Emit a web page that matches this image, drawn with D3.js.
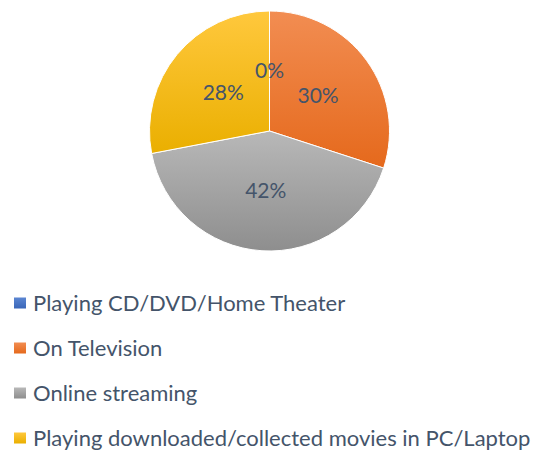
<!DOCTYPE html>
<html>
<head>
<meta charset="utf-8">
<script src="https://cdn.jsdelivr.net/npm/d3@7"></script>
<style>
  body { margin: 0; background: #fff; }
  svg { display: block; }
</style>
</head>
<body>
<svg id="chart" width="537" height="450"></svg>
<script>
// chart data
const categories = ['Playing CD/DVD/Home Theater', 'On Television', 'Online streaming', 'Playing downloaded/collected movies in PC/Laptop'];
const shares = [0, 30, 42, 28];
const labels = ['0%', '30%', '42%', '28%'];
const topColors = ['#5B86D2', '#F28D52', '#B8B8B8', '#FFC83D'];
const bottomColors = ['#3A66B8', '#E5691C', '#8E8E8E', '#EAAF00'];

const svg = d3.select('#chart');
const cx = 269.5, cy = 131, radius = 120;
const textColor = '#44546A';

// gradients for slices and legend keys
const defs = svg.append('defs');
categories.forEach((c, i) => {
  const g = defs.append('linearGradient')
    .attr('id', 'grad' + i)
    .attr('x1', 0).attr('y1', 0).attr('x2', 0).attr('y2', 1);
  g.append('stop').attr('offset', '0%').attr('stop-color', topColors[i]);
  g.append('stop').attr('offset', '100%').attr('stop-color', bottomColors[i]);
});

const pie = d3.pie().sort(null).value(d => d);
const arcs = pie(shares);
const arc = d3.arc().innerRadius(0).outerRadius(radius);
const labelArc = d3.arc().innerRadius(radius * 0.5).outerRadius(radius * 0.5);

const g = svg.append('g').attr('transform', `translate(${cx},${cy})`);

g.selectAll('path')
  .data(arcs)
  .enter()
  .append('path')
  .attr('d', arc)
  .attr('fill', (d, i) => `url(#grad${i})`)
  .attr('stroke', '#fff')
  .attr('stroke-width', d => d.value > 0 ? 1 : 0);

g.selectAll('text')
  .data(arcs)
  .enter()
  .append('text')
  .attr('transform', d => `translate(${labelArc.centroid(d)})`)
  .attr('text-anchor', 'middle')
  .attr('dy', '0.35em')
  .attr('font-family', 'Lato, sans-serif')
  .attr('font-size', 21)
  .attr('fill', textColor)
  .text((d, i) => labels[i]);

// legend
const legend = svg.append('g');
const rowY = d3.scalePoint().domain(categories).range([303, 438]);

const rows = legend.selectAll('g')
  .data(categories)
  .enter()
  .append('g')
  .attr('transform', d => `translate(14,${rowY(d)})`);

rows.append('rect')
  .attr('x', 0).attr('y', -5.5)
  .attr('width', 12).attr('height', 11)
  .attr('fill', (d, i) => `url(#grad${i})`);

rows.append('text')
  .attr('x', 19)
  .attr('dy', '0.35em')
  .attr('font-family', 'Lato, sans-serif')
  .attr('font-size', 22)
  .attr('fill', textColor)
  .text(d => d);
</script>
</body>
</html>
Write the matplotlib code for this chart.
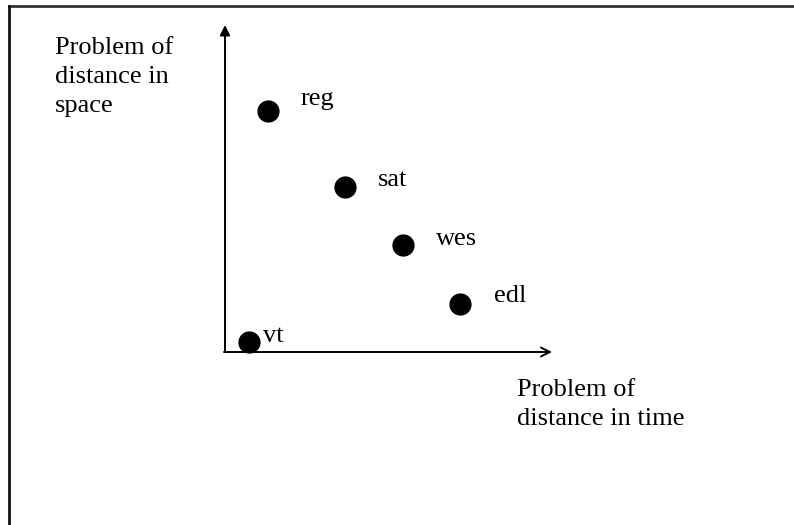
import matplotlib.pyplot as plt
from matplotlib.lines import Line2D

## data (arbitrary units, origin at the axes corner)
labels = ["reg", "sat", "wes", "edl", "vt"]
time_dist = [1.32, 3.68, 5.43, 7.20, 0.74]
space_dist = [7.41, 5.08, 3.28, 1.48, 0.32]

## label offsets in pixels (right of the dot)
label_dx = [32, 33, 33, 34, 14]
label_dy = [6, 1, 0, 2, 0]

plt.rcParams["font.family"] = ["Liberation Serif", "DejaVu Serif"]

fig = plt.figure(figsize=(7.94, 5.25), dpi=100)
fig.patch.set_facecolor("white")

## page border (only top and left edges visible)
fig.add_artist(Line2D([9 / 794, 1], [1 - 6 / 525, 1 - 6 / 525], color="#333333", lw=2))
fig.add_artist(Line2D([9 / 794, 9 / 794], [0, 1 - 6 / 525], color="#111111", lw=2))

ax = fig.add_axes([225 / 794, (525 - 352) / 525, (552 - 225) / 794, (352 - 25) / 525])
ax.set_xlim(0, 10)
ax.set_ylim(0, 10.06)
ax.axis("off")

## axes drawn as arrows
ax.annotate("", xy=(0, 1), xytext=(0, 0), xycoords="axes fraction",
            arrowprops=dict(arrowstyle="-|>", lw=1.4, color="black",
                            mutation_scale=15, shrinkA=0, shrinkB=0))
ax.annotate("", xy=(1, 0), xytext=(-0.003, 0), xycoords="axes fraction",
            arrowprops=dict(arrowstyle="->", lw=1.4, color="black",
                            mutation_scale=16, shrinkA=0, shrinkB=0))

ax.plot(time_dist, space_dist, "o", color="black", markersize=15, clip_on=False)

for name, x, y, dx, dy in zip(labels, time_dist, space_dist, label_dx, label_dy):
    ax.annotate(name, (x, y), xytext=(dx, dy), textcoords="offset pixels",
                ha="left", va="baseline", fontsize=19)

fig.text(55 / 794, 1 - 112 / 525, "Problem of\ndistance in\nspace",
         ha="left", va="baseline", fontsize=19, linespacing=1.4)
fig.text(517 / 794, 1 - 425 / 525, "Problem of\ndistance in time",
         ha="left", va="baseline", fontsize=19, linespacing=1.4)

plt.savefig("out.png", dpi=100)
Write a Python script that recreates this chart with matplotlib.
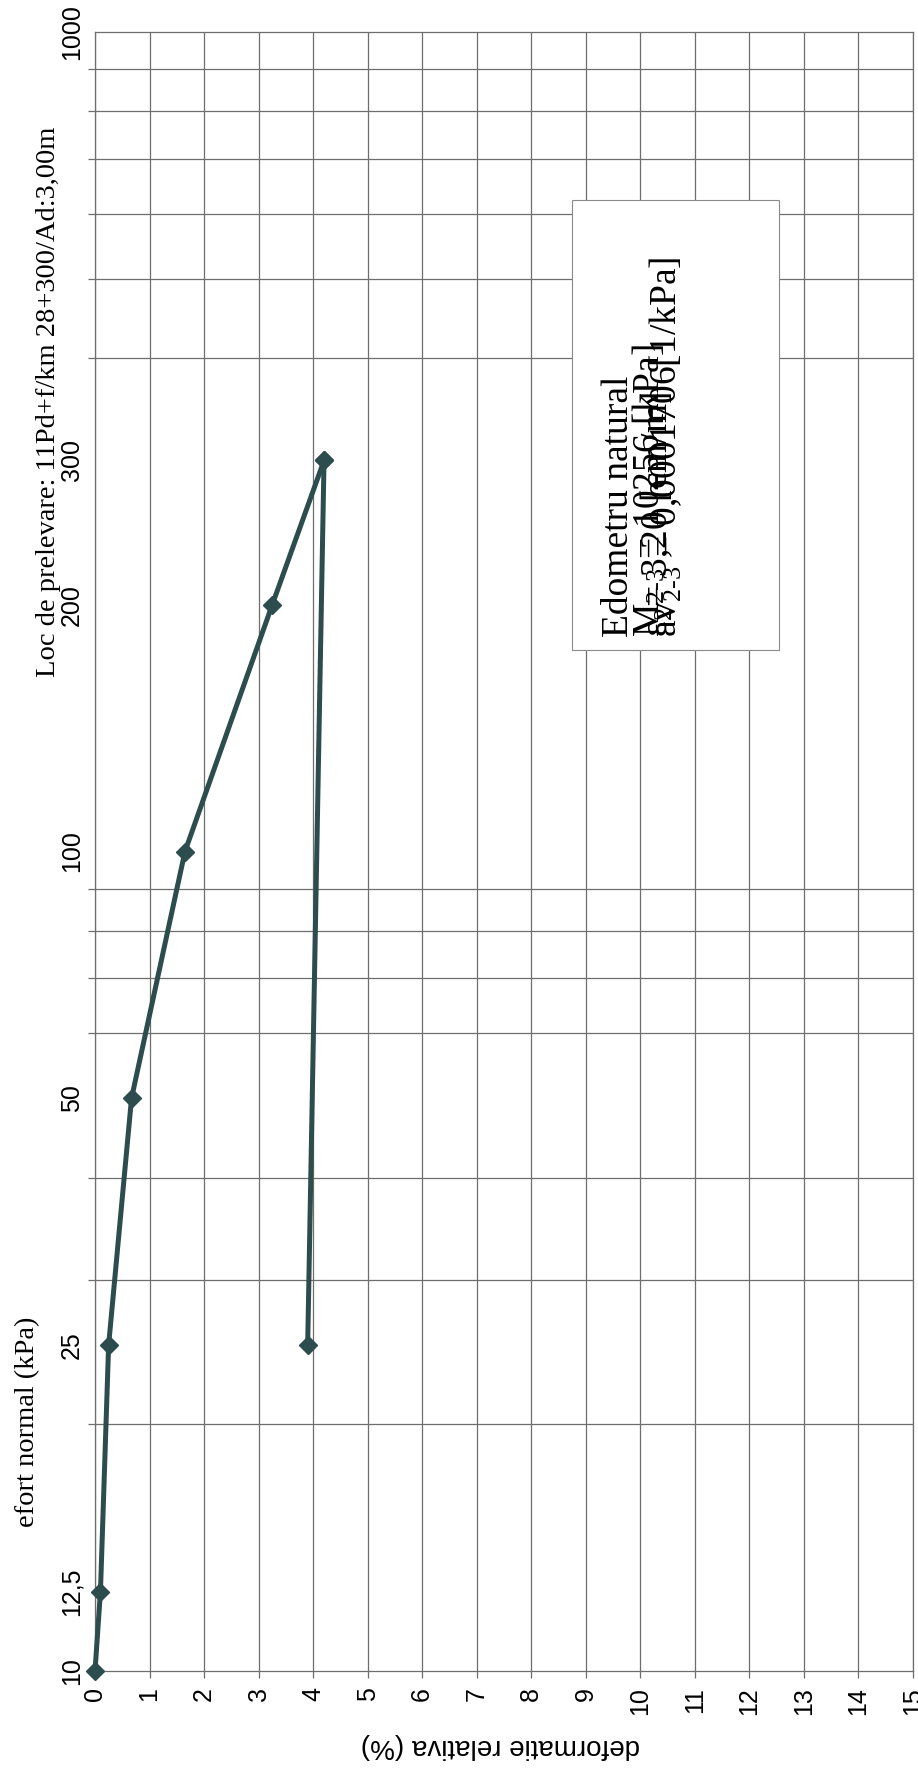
import matplotlib
matplotlib.use('Agg')
import matplotlib.pyplot as plt
from matplotlib.ticker import FixedLocator, NullFormatter
from matplotlib.patches import Rectangle

# curba de compresiune (incarcare / descarcare)
effort_load = [10, 12.5, 25, 50, 100, 200, 300]
deform_load = [0, 0.1, 0.25, 0.67, 1.65, 3.25, 4.2]
effort_unload = [300, 25]
deform_unload = [4.2, 3.9]

y_ticks = [10, 12.5, 25, 50, 100, 200, 300, 1000]
y_tick_labels = ['10', '12,5', '25', '50', '100', '200', '300', '1000']
y_grid = [10, 20, 30, 40, 50, 60, 70, 80, 90,
          100, 200, 300, 400, 500, 600, 700, 800, 900, 1000]
x_ticks = list(range(16))

box_lines = [
    'Edometru natural',
    r'M$_{2\text{-}3}$ = 10256 [kPa]',
    r'ε$_2$= 3,20 [cm/m]',
    r'av$_{2\text{-}3}$ = 0,0001706[1/kPa]',
]

plt.rcParams['mathtext.fontset'] = 'custom'
plt.rcParams['mathtext.rm'] = 'Liberation Serif'
plt.rcParams['mathtext.it'] = 'Liberation Serif:italic'

W, H = 918, 1770


def px(x, y):
    return x / W, 1 - y / H


line_col = '#2c4c4e'
grid_col = '#6e6e6e'

fig = plt.figure(figsize=(W / 100, H / 100), dpi=100)
ax = fig.add_axes([95 / W, 1 - 1671 / H, 818 / W, 1639 / H])

ax.set_xlim(0, 15)
ax.set_yscale('log')
ax.set_ylim(10, 1000)

ax.plot(deform_load, effort_load, color=line_col, lw=3.6, marker='D', ms=9,
        clip_on=False, zorder=3)
ax.plot(deform_unload, effort_unload, color=line_col, lw=3.6, marker='D', ms=9,
        clip_on=False, zorder=3)

ax.set_xticks(x_ticks)
ax.set_xticklabels([str(v) for v in x_ticks])
ax.set_yticks(y_ticks)
ax.set_yticklabels(y_tick_labels)
ax.yaxis.set_minor_locator(FixedLocator(y_grid))
ax.yaxis.set_minor_formatter(NullFormatter())

ax.xaxis.grid(True, which='major', color=grid_col, lw=0.9)
ax.yaxis.grid(True, which='minor', color=grid_col, lw=0.9)
ax.yaxis.grid(False, which='major')

ax.tick_params(axis='x', which='major', length=5, width=0.9, color=grid_col,
               pad=6.5, labelsize=18, labelrotation=90)
ax.tick_params(axis='y', which='major', length=0, pad=8, labelsize=18,
               labelrotation=90)
ax.tick_params(axis='y', which='minor', length=5, width=0.9, color=grid_col)
for lab in ax.get_xticklabels() + ax.get_yticklabels():
    lab.set_family('Liberation Sans')
for lab in ax.get_yticklabels():
    lab.set_va('center')
for s in ax.spines.values():
    s.set_color(grid_col)
    s.set_linewidth(0.9)

fig.text(*px(500, 1746), 'deformatie relativa (%)', rotation=180,
         ha='center', va='center', fontsize=20, family='Liberation Sans')
fig.text(*px(34, 1527), 'efort normal (kPa)', rotation=90, rotation_mode='anchor',
         ha='left', va='baseline', fontsize=20.5, family='Liberation Serif')
fig.text(*px(55, 677), 'Loc de prelevare: 11Pd+f/km 28+300/Ad:3,00m', rotation=90,
         rotation_mode='anchor', ha='left', va='baseline', fontsize=20.5,
         family='Liberation Serif')

# caseta cu rezultate
fig.add_artist(Rectangle(px(572, 650), 207 / W, 450 / H, transform=fig.transFigure,
                         fc='white', ec='#8a8a8a', lw=0.8, zorder=5))
for txt, xb in zip(box_lines, [628, 660, 667, 676]):
    fig.text(*px(xb, 637), txt, rotation=90, rotation_mode='anchor', ha='left',
             va='baseline', fontsize=27, family='Liberation Serif', zorder=6)

fig.savefig('out.png', dpi=100)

::::

▶ _AIM OF THE EXERCISE_: From the records above, copy exactly the lines starting at the one with "Write a Python" and ending at the one with "deform_unload = [4.2, 3.9]", and no others. Pictures stay out.

▶ _ANSWER IN FULL_:
Write a Python script that recreates this chart with matplotlib.
import matplotlib
matplotlib.use('Agg')
import matplotlib.pyplot as plt
from matplotlib.ticker import FixedLocator, NullFormatter
from matplotlib.patches import Rectangle

# curba de compresiune (incarcare / descarcare)
effort_load = [10, 12.5, 25, 50, 100, 200, 300]
deform_load = [0, 0.1, 0.25, 0.67, 1.65, 3.25, 4.2]
effort_unload = [300, 25]
deform_unload = [4.2, 3.9]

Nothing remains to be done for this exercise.